The BUFFER_SIZE tag is followed by two 64-bit values representing an address, and the size of the buffer allocated at that address.

Auxiliary Data

The AUXILIARY tag is a followed by a single 64-bit value. This value is not assigned any particular meaning by the trace library, and can be used to associate additional information with each trace point.

Variables

The VARIABLE tag marks a record of a program variable. It consists of a name index, type index, size (optional), and value. The first two fields are dictionary indices, indicating the name and type of the variable.

The value of a variable may be of arbitrary size. In most cases the size is fixed for a given type, and is stored in the type record. But some types have variable size, indicated by a 0 in the type record. In this case, the trace contains a 16-bit field indicating the size of this particular value, followed by that many bytes of data.

Types

A type description consists of a name (represented by an index into the dictionary), a format (e.g. signed integer, float, blob), and a size. For more details, see the TypeDescription class in TypeDescription.hpp

Internal representation

The trace database is a header-only library defined in the hpp files found at the top-level of the project. The existing sample.cpp file, useful for debugging, remains at the top level and leverages this C++ library. The hope is that this header-only library may be easily utilized by clients looking to bring the trace database into other projects.

The main Trace class may be utilized to read and write and single binary trace. The TraceDB class is utilized to store a collection of these traces. Additionally classes are provided to represent the sub-elements of the trace (e.g. TracePoints, TraceVarInfo, etc.). For more information, please consult the documentation in these files. All objects are immutable.

The trace database leverages the boost flyweight library to reduce memory usage and improve query performance. The flyweight library implements the flyweight design pattern in which objects are allocated within a pool and shared by multiple references. For more information, consult "Design Patterns: Elements of Reusable Object-Oriented Software." In this case, we mark trace point information (e.g. variables) as flyweights to ensure sharing across multiple points when this information does not change. Additionally, when performing queries, results are cached on the flyweight object to improve query performance across duplicate points.

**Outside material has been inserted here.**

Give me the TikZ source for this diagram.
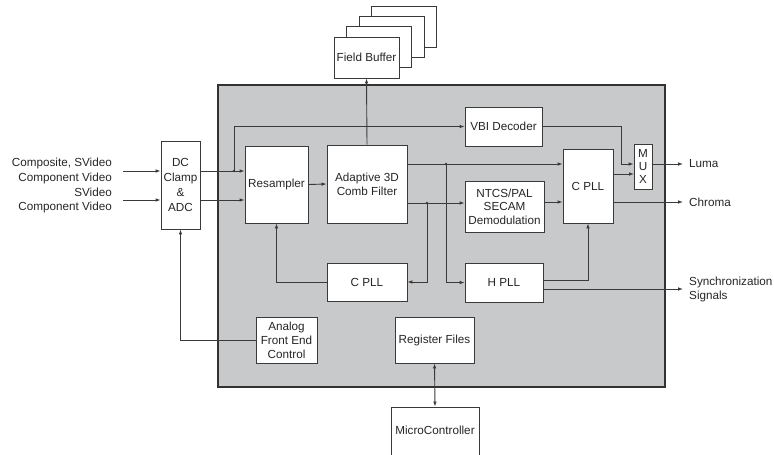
\documentclass[tikz,border=0pt]{standalone}
\usepackage{fontspec}
\setmainfont{Liberation Sans}
\usetikzlibrary{arrows.meta}
\definecolor{panelgray}{HTML}{C8C9CB}
\definecolor{linegray}{HTML}{3A3A3A}

\begin{document}
\begin{tikzpicture}[x=1pt,y=-1pt,
	blk/.style={draw=linegray, fill=white, line width=0.9pt, inner sep=1pt, align=center,
		font=\fontsize{11.7}{14}\selectfont, text=black!85},
	arr/.style={draw=linegray, line width=0.9pt, -{Latex[length=5pt,width=3.6pt]}},
	arrboth/.style={draw=linegray, line width=0.9pt, {Latex[length=5pt,width=3.6pt]}-{Latex[length=5pt,width=3.6pt]}},
	lbl/.style={font=\fontsize{11.7}{14.6}\selectfont, text=black!85, inner sep=0pt}]

	\useasboundingbox (0,0) rectangle (774,455);

	% gray panel

	\draw[fill=panelgray, draw=black!80, line width=1.1pt] (218,85) rectangle (665,387);

	% field buffer stack

	\foreach \i in {3,2,1}
		\node[blk, minimum width=65, minimum height=41] (fb\i) at (366.5+12.6*\i, 57.5-10.3*\i) {};
	\node[blk, minimum width=65, minimum height=41] (fb) at (366.5,57.5) {Field Buffer};

	% blocks

	\node[blk, minimum width=39, minimum height=88, font=\fontsize{11.7}{14.7}\selectfont] (dc) at (180.5,185) {DC\\Clamp\\\&\\ADC};
	\node[blk, minimum width=63, minimum height=77] (res) at (276.5,184.5) {Resampler};
	\node[blk, minimum width=80, minimum height=78] (comb) at (367,184) {Adaptive 3D\\Comb Filter};
	\node[blk, minimum width=77, minimum height=39] (vbi) at (503.5,126.5) {VBI Decoder};
	\node[blk, minimum width=79, minimum height=51, font=\fontsize{11.7}{13.5}\selectfont] (demod) at (504.5,206.5) {NTCS/PAL\\SECAM\\Demodulation};
	\node[blk, minimum width=50, minimum height=74] (cpll) at (588,186) {C PLL};
	\node[blk, minimum width=18, minimum height=45, font=\fontsize{11.7}{13}\selectfont] (mux) at (643,166.5) {M\\U\\X};
	\node[blk, minimum width=80, minimum height=38] (cpllb) at (367,282) {C PLL};
	\node[blk, minimum width=78, minimum height=39] (hpll) at (504,282.5) {H PLL};
	\node[blk, minimum width=61, minimum height=46] (afe) at (286.5,340) {Analog\\Front End\\Control};
	\node[blk, minimum width=79, minimum height=46] (reg) at (434.5,340) {Register Files};
	\node[blk, minimum width=88, minimum height=58, text height=8pt, text depth=12pt] (mcu) at (435,436) {MicroController};

	% inputs

	\coordinate (in1) at (123,171);
	\coordinate (in2) at (123,200);
	\node[lbl, anchor=east, align=right] (txt1) at (112,171) {Composite, SVideo\\Component Video};
	\node[lbl, anchor=east, align=right] (txt2) at (112,200.5) {SVideo\\Component Video};
	\draw[arr] (in1) -- (in1 -| dc.west);
	\draw[arr] (in2) -- (in2 -| dc.west);

	% outputs

	\coordinate (luma) at (683,164);
	\coordinate (chroma) at (683,202);
	\coordinate (sync) at (683,289);
	\node[lbl, anchor=west] (tluma) at (689,164) {Luma};
	\node[lbl, anchor=west] (tchroma) at (689,202) {Chroma};
	\node[lbl, anchor=west, align=left] (tsync) at (689,289.5) {Synchronization\\Signals};

	% branch points

	\coordinate (b1) at (234,171);
	\coordinate (b2) at (446,164);
	\coordinate (b3) at (427,203);
	\coordinate (v1) at (621,164);
	\coordinate (m2) at (634,174);
	\foreach \p in {b1,b2,b3}
		\fill[linegray] (\p) circle (1.3);

	% connections

	\draw[arr] (b1 -| dc.east) -- (b1 -| res.west);
	\draw[arr] (in2 -| dc.east) -- (in2 -| res.west);
	\draw[arr] (b1) |- (vbi.west);
	\draw[arr] (res.east) -- (comb.west);
	\draw[arr] (comb.north) -- (fb.south);
	\draw[arr] (b2 -| comb.east) -- (b2 -| cpll.west);
	\draw[arr] (b2) |- (hpll.west);
	\draw[arr] (b3 -| comb.east) -- (b3 -| demod.west);
	\draw[arr] (b3) |- (cpllb.east);
	\draw[arr] (cpllb.west) -| (res.south);
	\draw[arr] (demod.east |- chroma) -- (chroma -| cpll.west);
	\draw[arr] (vbi.east) -| (v1) -- (v1 -| mux.west);
	\draw[arr] (m2 -| cpll.east) -- (m2);
	\draw[arr] (luma -| mux.east) -- (luma);
	\draw[arr] (chroma -| cpll.east) -- (chroma);
	\draw[arr] ([yshift=2.5pt]hpll.east) -| (cpll.south);
	\draw[arr] (sync -| hpll.east) -- (sync);
	\draw[arr] (afe.west) -| (dc.south);
	\draw[arrboth] (reg.south) -- (mcu.north);

\end{tikzpicture}
\end{document}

Beyond the header-only library, within the lisp/ directory exists an additional C wrapper around the C++ library exposing a CFFI interface to the trace database which is leveraged by additional common lisp code. The trace database was originally designed for projects using common lisp, necessitating this wrapper.

Storing Traces

The TraceDB type and its associated methods can be used to store and retrieve traces. Traces may be written and read in a proprietary binary format or using boost serialization.

Queries

The query method searches a trace. A query consists of a set of free variables, associated type constraints, and a predicate over the free variables. At each trace point, the database finds all combinations of valid assignments for the free variables, and collects those assignments which satisfy the predicate.

For more information, please consult the documentation on the method directly.